Joyce Hunt, a Honolulu obstetrician who also served on medical missions to the Philippines, Vietnam, Croatia and India, died Dec. 22. She was 62.
During her 15-year career as an obstetrician, Hunt delivered hundreds of babies and performed scores of surgeries on Oahu.
In 1999 Hunt was diagnosed with a brain tumor and had to give up her medical practice. She was, however, able to continue her humanitarian work, supporting medical missions and accompanying the Aloha Medical Mission to the Philippines as a photographer.
Hunt pursued photography, and the International Society of Photographers recognized her in 2004 for Outstanding Achievement in Amateur Photography.
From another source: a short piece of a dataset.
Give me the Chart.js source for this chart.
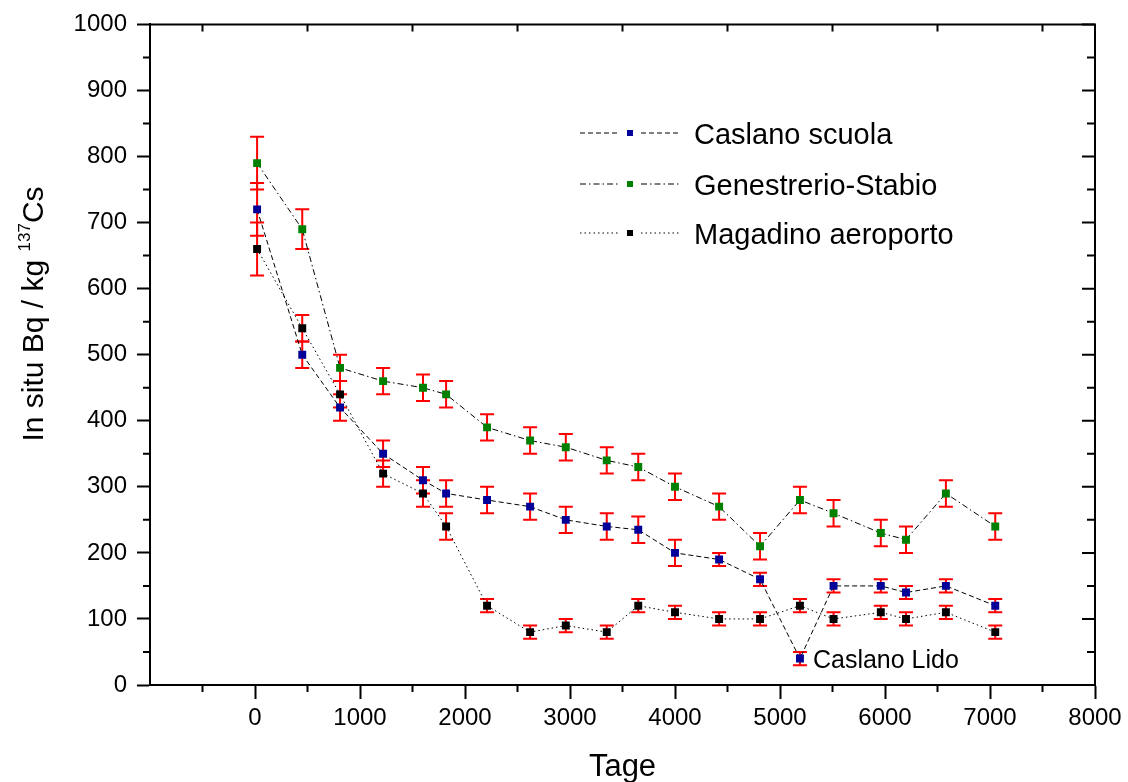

The photos were published in "Images of Aloha Medical Mission."
Hunt, born Joyce Lee Bogle on Oct. 17, 1949, in Detroit, was raised in Kailua and graduated from Kailua High School.
She married William Hunt in 1968. They moved to New York, where she took classes at Columbia University while he earned his law degree there.
The couple returned in 1972 to Hawaii, where Hunt continued her education at the University of Hawaii part time while raising her children. She earned a degree in zoology in 1978, a medical degree in 1983 from the John A. Burns School of Medicine and did her residency in obstetrics and gynecology.
She was a fellow of the American College of Obstetrics and Gynecology and a clinical instructor of obstetrics and gynecology at the Burns medical school.
Hunt is survived by husband William, daughters Malia Kakos and Makena, son Jesse, mother Carol Jacobs, sisters Linda Bogle and Christie Brann, brother Steven Bogle and two grandsons.
Services will be announced later.
In lieu of flowers, contributions are welcome in Hunt’s name to Aloha Medical Mission, 810 N. Vineyard Blvd., Honolulu 96817.